§ Provided material:
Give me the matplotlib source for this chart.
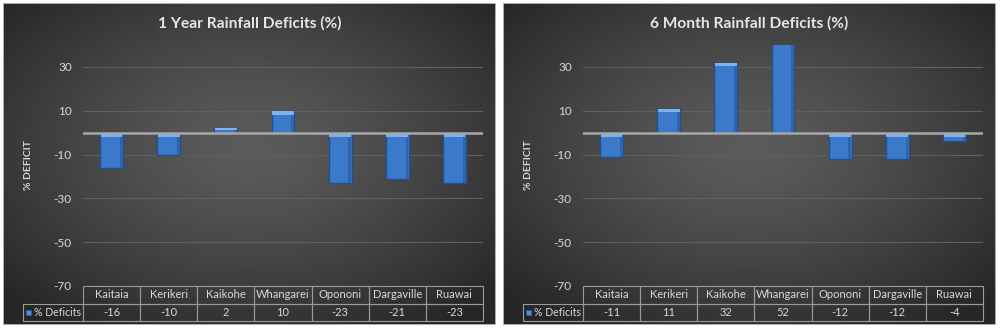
import numpy as np
import matplotlib
matplotlib.use("Agg")
import matplotlib.pyplot as plt
from matplotlib.patches import Rectangle

cities = ["Kaitaia", "Kerikeri", "Kaikohe", "Whangarei", "Opononi", "Dargaville", "Ruawai"]
year_deficit = [-16, -10, 2, 10, -23, -21, -23]
six_month_deficit = [-11, 11, 32, 52, -12, -12, -4]
titles = ["1 Year Rainfall Deficits (%)", "6 Month Rainfall Deficits (%)"]
series_name = "% Deficits"
y_ticks = [-70, -50, -30, -10, 10, 30]

plt.rcParams["font.family"] = ["Lato", "DejaVu Sans"]

W, H = 1000, 330
fig = plt.figure(figsize=(10, 3.3), dpi=100, facecolor="white")

def fx(px):
    return px / W

def fy(px):
    return 1 - px / H

# radial dark gradient used as the chart background
gy, gx = np.mgrid[-1:1:200j, -1:1:400j]
r = np.clip(np.sqrt(gx ** 2 + (gy + 0.1) ** 2) / 1.35, 0, 1)
shade = 0.36 - (0.36 - 0.15) * r ** 1.3

text_col = "#d9d9d9"
bar_col = "#3b7acb"
bar_edge = "#22508f"
cap_col = "#7db2ee"

panels = [(3, titles[0], year_deficit), (503, titles[1], six_month_deficit)]

for left, title, values in panels:
    # background panel
    bg = fig.add_axes([fx(left), fy(325), fx(493), 322 / H])
    bg.imshow(shade, cmap="gray", vmin=0, vmax=1, aspect="auto",
              extent=[0, 1, 0, 1], interpolation="bilinear")
    bg.add_patch(Rectangle((0, 0), 1, 1, transform=bg.transAxes, fill=False,
                           edgecolor="#c8c8c8", lw=1.2))
    bg.set_axis_off()
    bg.text(0.5, 1 - 20 / 322, title, transform=bg.transAxes, ha="center",
            va="center", color="#e6e6e6", fontsize=11.2, fontweight="bold")

    ax = fig.add_axes([fx(left + 80), fy(286), fx(400), 241 / H])
    ax.set_facecolor("none")
    x = np.arange(len(cities))
    ax.set_xlim(-0.5, len(cities) - 0.5)
    ax.set_ylim(-70, 40)
    ax.set_yticks(y_ticks)
    ax.set_yticklabels([str(t) for t in y_ticks])
    ax.set_xticks([])
    ax.tick_params(axis="y", length=0, pad=8, labelsize=8.5, labelcolor=text_col)
    for s in ax.spines.values():
        s.set_visible(False)
    ax.yaxis.grid(True, color="#606060", lw=0.8)
    ax.set_axisbelow(True)

    # bars with a bevelled top highlight and a darker right side
    vals = np.array(values, dtype=float)
    ax.bar(x, vals, width=0.4, color=bar_col, edgecolor=bar_edge, lw=1.0, zorder=2)
    ax.bar(x + 0.17, vals, width=0.05, color="#2f64aa", lw=0, zorder=2.5)
    tops = np.maximum(vals, 0)
    cap = np.minimum(1.8, np.abs(vals) * 0.5)
    ax.bar(x, cap, bottom=tops - cap, width=0.38, color=cap_col, lw=0, zorder=3)
    ax.axhline(0, color="#a8a8a8", lw=1.8, zorder=4)

    ax.set_ylabel("% DEFICIT", color=text_col, fontsize=7.5, fontweight="bold")
    ax.yaxis.set_label_coords(-50 / 400, 0.5)

    # data table under the plot
    legend_w = 60
    col_w = [legend_w / 400] + [1 / len(cities)] * len(cities)
    cell_text = [[""] + cities, [series_name] + [str(v) for v in values]]
    tbl = ax.table(cellText=cell_text, colWidths=col_w, cellLoc="center",
                   bbox=[-legend_w / 400, -35 / 241, 1 + legend_w / 400, 35 / 241])
    tbl.auto_set_font_size(False)
    tbl.set_fontsize(8)
    for (row, col), cell in tbl.get_celld().items():
        cell.set_facecolor("none")
        cell.set_edgecolor("#9a9a9a")
        cell.set_linewidth(0.8)
        cell.get_text().set_color(text_col)
        if row == 0 and col == 0:
            cell.visible_edges = ""
        if row == 1 and col == 0:
            cell.get_text().set_ha("right")
            cell.get_text().set_fontsize(7.6)
            cell.PAD = 0.03
    # legend key in front of the series name
    ax.add_patch(Rectangle((-57 / 400, -(315 - 286) / 241), 5 / 400, 5 / 241,
                           transform=ax.transAxes, clip_on=False,
                           facecolor="#4a8ee0", edgecolor="#2a5c9c", lw=0.6))

fig.savefig("out.png", dpi=100, facecolor="white")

§ To do: Write out nothing but the lines from the start of the data through the line with "(503, titles[1], six_month_deficit)]". Leave out the pictures.

§ Task response:
Give me the matplotlib source for this chart.
import numpy as np
import matplotlib
matplotlib.use("Agg")
import matplotlib.pyplot as plt
from matplotlib.patches import Rectangle

cities = ["Kaitaia", "Kerikeri", "Kaikohe", "Whangarei", "Opononi", "Dargaville", "Ruawai"]
year_deficit = [-16, -10, 2, 10, -23, -21, -23]
six_month_deficit = [-11, 11, 32, 52, -12, -12, -4]
titles = ["1 Year Rainfall Deficits (%)", "6 Month Rainfall Deficits (%)"]
series_name = "% Deficits"
y_ticks = [-70, -50, -30, -10, 10, 30]

plt.rcParams["font.family"] = ["Lato", "DejaVu Sans"]

W, H = 1000, 330
fig = plt.figure(figsize=(10, 3.3), dpi=100, facecolor="white")

def fx(px):
    return px / W

def fy(px):
    return 1 - px / H

# radial dark gradient used as the chart background
gy, gx = np.mgrid[-1:1:200j, -1:1:400j]
r = np.clip(np.sqrt(gx ** 2 + (gy + 0.1) ** 2) / 1.35, 0, 1)
shade = 0.36 - (0.36 - 0.15) * r ** 1.3

text_col = "#d9d9d9"
bar_col = "#3b7acb"
bar_edge = "#22508f"
cap_col = "#7db2ee"

panels = [(3, titles[0], year_deficit), (503, titles[1], six_month_deficit)]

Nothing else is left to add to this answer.